What each person contributes as an insight into the mechanism of transference—is it not, apart from FREUD, something in which his own desire is perfectly legible?
– I could analyze ABRAHAM for you, simply based on his theory of partial objects. It is not only about what the analyst intends to do with his patient; it is also about what the analyst intends for his patient to do with him. ABRAHAM—let us say—wanted to be a complete mother.
– And then, I could also amuse myself by punctuating the margins of FERENCZI’s theory with a famous song by GEORGIUS: Je suis fils-père (I am son-father).
– And that NUNBERG also had his intentions, and that in his truly remarkable article on Love and Transference, he appears as an arbiter of the powers of life and death, where one cannot help but see, in some way, an aspiration to a divine position.
This may, in a certain sense, be nothing more than a kind of amusement. But it is over the course of this history that one can mark, that one can scan, the true, authentic isolation of functions such as those I have sought to reproduce here on the board. Namely, that the reason for these little diagrams I made in response to a psychologizing theory of the psychoanalytic personality was to show—what?—the dynamic that closely links them to what the subject seeks to articulate here within the net, what of his small affair comes into profile, as I have said, as an obturator.
Except that this obturator must be slightly complicated—you must conceive of it as an obturator like that of a camera, except that it would be a mirror. And it is in this small mirror, which comes to obscure what lies on the other side, that he sees the outline of the play by which he can adjust his own image around it, according to the illusion I recall here, of what is obtained in an amusing physics experiment known as the inverted bouquet, that is to say, a real image.
[Lacan modifies Bouasse’s experiment: here it is the vase that is inverted, and a flat mirror is added.]

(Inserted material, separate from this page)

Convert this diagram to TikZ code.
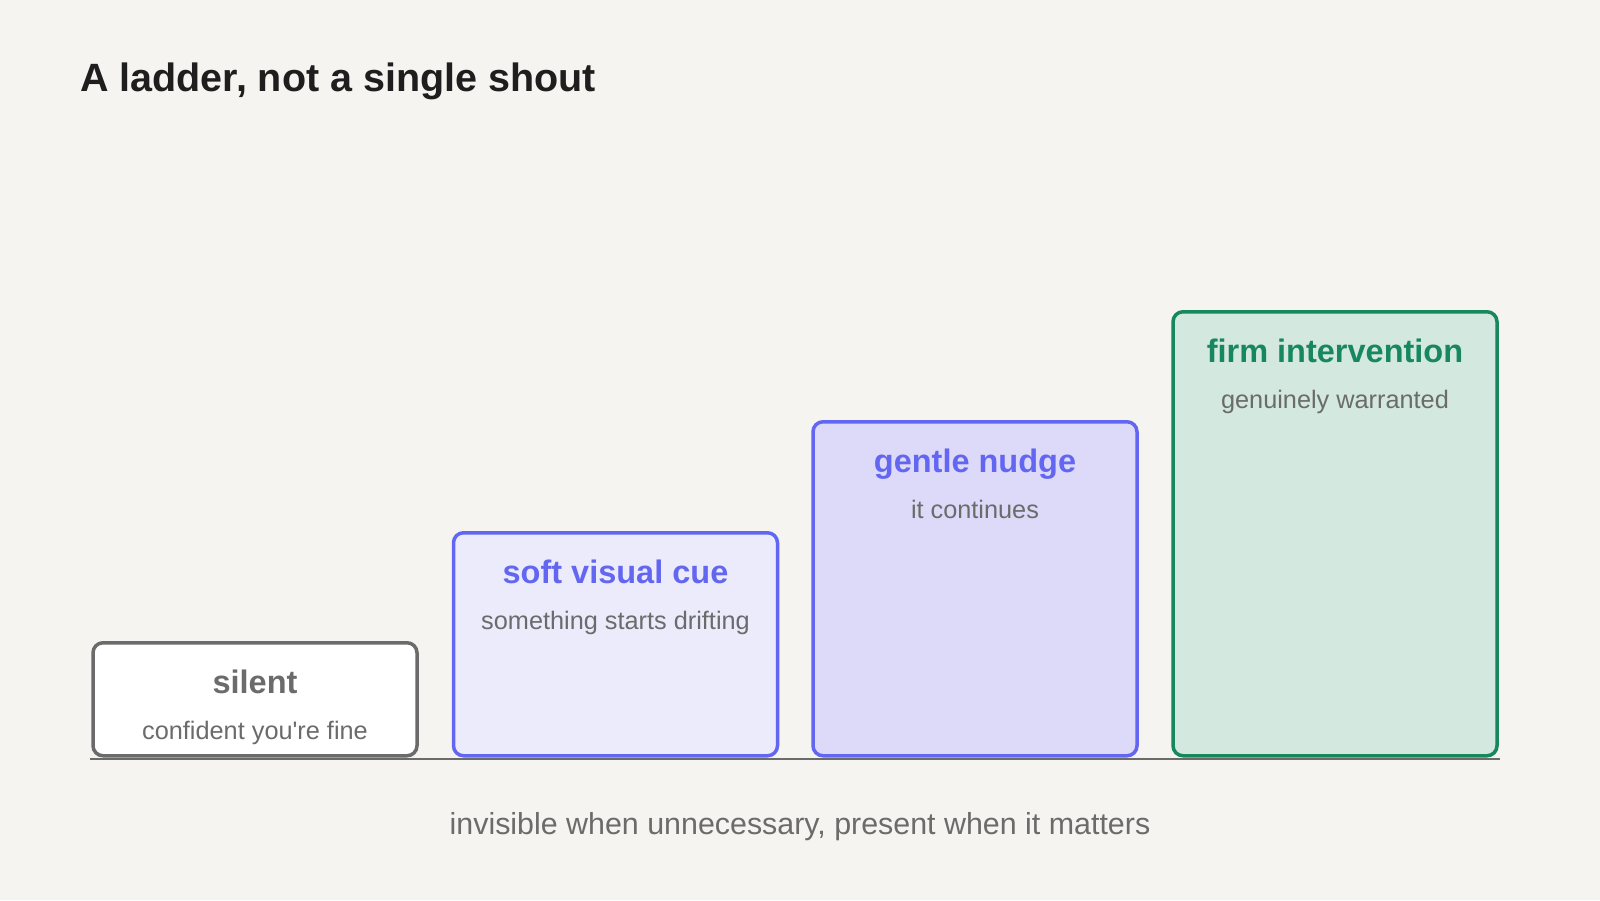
\documentclass[tikz,border=0pt]{standalone}
\usepackage{fontspec}
\setmainfont{Liberation Sans}
\definecolor{bg}{HTML}{F5F4F0}
\definecolor{ink}{HTML}{1E1E1E}
\definecolor{muted}{HTML}{6B6B6B}
\definecolor{indigo}{HTML}{6366F1}
\definecolor{softfill}{HTML}{EBEBFC}
\definecolor{nudgefill}{HTML}{DDD9F9}
\definecolor{firm}{HTML}{17885E}
\definecolor{firmfill}{HTML}{D3E8DE}
\tikzset{
  stepbox/.style={draw, rounded corners=10pt, line width=3.5pt, minimum width=324pt, anchor=south, inner sep=0pt},
  steptitle/.style={font=\fontsize{32.5}{36}\selectfont\bfseries, anchor=base, inner sep=0pt},
  stepsub/.style={font=\fontsize{25.3}{29}\selectfont, text=muted, anchor=base, inner sep=0pt},
}
\begin{document}
\begin{tikzpicture}[x=1pt,y=-1pt]
\useasboundingbox[fill=bg] (0,0) rectangle (1600,900);
\node[font=\fontsize{39.5}{45}\selectfont\bfseries, text=ink, anchor=base west, inner sep=0pt] (title) at (80,91) {A ladder, not a single shout};
% boxes
\node[stepbox, draw=muted, fill=white, minimum height=113pt] (b1) at (255,757.5) {};
\node[stepbox, draw=indigo, fill=softfill, minimum height=223pt] (b2) at (615.5,757.5) {};
\node[stepbox, draw=indigo, fill=nudgefill, minimum height=334pt] (b3) at (975,757.5) {};
\node[stepbox, draw=firm, fill=firmfill, minimum height=444pt] (b4) at (1335,757.5) {};
% baseline
\coordinate (l0) at (90,759);
\coordinate (l1) at (1500,759);
\draw[muted, line width=2.5pt] (l0) -- (l1);
% labels
\node[steptitle, text=muted] (t1) at ([yshift=-52pt]b1.north) {silent};
\node[stepsub] (s1) at ([yshift=-98pt]b1.north) {confident you\textquotesingle re fine};
\node[steptitle, text=indigo] (t2) at ([yshift=-52pt]b2.north) {soft visual cue};
\node[stepsub] (s2) at ([yshift=-98pt]b2.north) {something starts drifting};
\node[steptitle, text=indigo] (t3) at ([yshift=-52pt]b3.north) {gentle nudge};
\node[stepsub] (s3) at ([yshift=-98pt]b3.north) {it continues};
\node[steptitle, text=firm] (t4) at ([yshift=-52pt]b4.north) {firm intervention};
\node[stepsub] (s4) at ([yshift=-98pt]b4.north) {genuinely warranted};
\node[font=\fontsize{30.4}{34}\selectfont, text=muted, inner sep=0pt] (foot) at (800,827) {invisible when unnecessary, present when it matters};
\end{tikzpicture}
\end{document}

Here, it is the real image i(a) of the envelope [the vase] that comes to adjust itself around this something that appears, which is the little (a). And the sum of these image adjustments is that something in which the subject must find the opportunity for an essential integration.
What do we know of all this, if not that, according to the oscillations, the fluctuations, the engagement of each analyst’s desire, we have managed to add such and such a small detail, such and such a complementary observation, such and such an addition or refinement of incidence, which allows us to qualify the presence—the presence at the level of desire—of each analyst?
And insofar as, in this matter, it constitutes an admissible work, the incidence of sexual reality—this is where FREUD left behind that band, as he called it, which follows him, that band I evoked earlier—my God—quite ironically… Only to evoke it here in another form: you know that, after all, the people who followed CHRIST were not exactly illustrious.
FREUD was not CHRIST, but after all, he may have been something like Viridiana. Those who are so ironically photographed in that film, with that little camera, sometimes irresistibly evoke for me that group, also repeatedly photographed, of those who were FREUD’s apostles and epigones.
Is this to diminish them? No more than it does the apostles! It is precisely from that level that they could bear the best testimony. It is from a certain naïveté, a certain poverty, a certain innocence, that they have taught us the most.
It is true that around SOCRATES, the assembly was—one must admit—far more illustrious, and that it—I believe I have demonstrated this on occasion—teaches us no less about the subject of the transference relationship, as those who remember my seminar on this subject [seminar 1960-61] can testify.